La testimonianza davanti ai giudici della Corte d'Assise di Roma nell'ambito del processo a carico di quattro 007 egiziani per la morte del dottorando italiano dell'Università di Cambridge, rapito a Il Cairo il 25 gennaio 2016 e ritrovato senza vita il 3 febbraio successivo nelle vicinanze di una prigione dei servizi segreti egiziani
Prosegue il processo a carico di quattro 007 egiziani per la morte di Giulio Regeni, il dottorando italiano dell'Università di Cambridge rapito a Il Cairo il 25 gennaio 2016 e ritrovato senza vita il 3 febbraio successivo nelle vicinanze di una prigione dei servizi segreti egiziani. In queste ore ha preso la parola in aula un teste protetto. "Sentii dire dal maggiore Magdi Ibrahim Abdel Sharif: 'Nel nostro paese abbiamo avuto il caso di un accademico italiano che pensavamo fosse della Cia ma anche del Mossad. Era un problema perché era popolare fra la gente comune. Finalmente l'abbiamo preso. Lo abbiamo fatto a pezzi, lo abbiamo distrutto. Io l'ho colpito'". Questo quanto riferito nella testimonianza nella quale emergono le parole di uno degli imputati in un ristorante a Nairobi nel settembre del 2017. Nel processo, va ricordato, a giudizio ci sono il generale Tariq Sabir, i colonnelli Athar Kamal e Uhsam Helmi e proprio il maggiore Magdi Ibrahim Abdel Sharif.
Il dialogo a ristorante
Il teste, nel suo racconto dettagliato quanto cruento, ha ricostruito quanto avvenuto quel giorno. All'epoca dei fatti il testimone vendeva di libri e si trovava al ristorante per incontrare un professore dell'università di Nairobi che voleva acquistare alcuni volumi. "Sentì due uomini accanto a lui che parlavano”, ha riferito il teste davanti ai giudici della Corte d'Assise di Roma. “Al tavolo accanto erano seduti un funzionario della sicurezza keniota e un egiziano, sceso poco prima da un veicolo diplomatico egiziano.

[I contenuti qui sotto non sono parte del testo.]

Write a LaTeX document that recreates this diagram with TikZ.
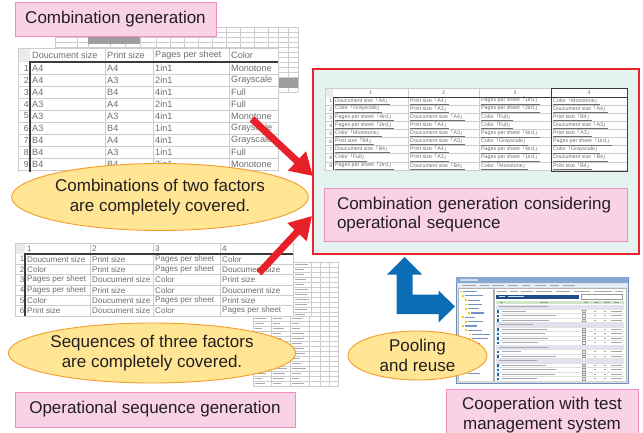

Erano a distanza di circa due metri da me: non c'erano tavoli fra noi. Hanno iniziato a parlare delle elezioni presidenziali in Kenya, parlavano in inglese. Parlavano di tensioni e scontri con la polizia dopo il voto contro la legittimità delle operazioni di voto. e di vittime che c'erano state”. Inoltre, ha dettagliato, “criticavano l'Unione Europea che manifestava solidarietà con le proteste. Il funzionario diceva che bisognava restare fermi e che senza ingerenze straniere le forze di polizia avrebbero potuto reprimere 'meglio' le proteste". Il teste ha sottolineato, poi, che l'egiziano avrebbe detto che "l'Unione Europea è un problema grande per noi in Egitto" per poi aggiungere che "nel nostro Paese abbiamo avuto il caso di un accademico italiano che pensavamo fosse della Cia o del Mossad”. L’uomo, ha spiegato ancora il testimone, “sottolineava come questa persona fosse un problema perché era popolare fra la gente comune. Interagiva con la popolazione nei mercati". Quindi, ha argomentato, "ho capito che parlavano di un italiano che era un problema e di cui ne avevano abbastanza”. “Lo abbiamo picchiato e 'io l'ho colpito'. Lo abbiamo fatto a pezzi, lo abbiamo distrutto", avrebbe udito il teste, secondo cui il dialogo durò circa 45 minuti. "Ho sentito il nome Sharif. Il keniota si rivolgeva all'egiziano chiamandolo Sharif. E l'ha salutato per nome, poi l'egiziano si è messo una mano sul petto, molti musulmani rispondono così a un saluto. E si sono scambiati i biglietti da visita", ha concluso.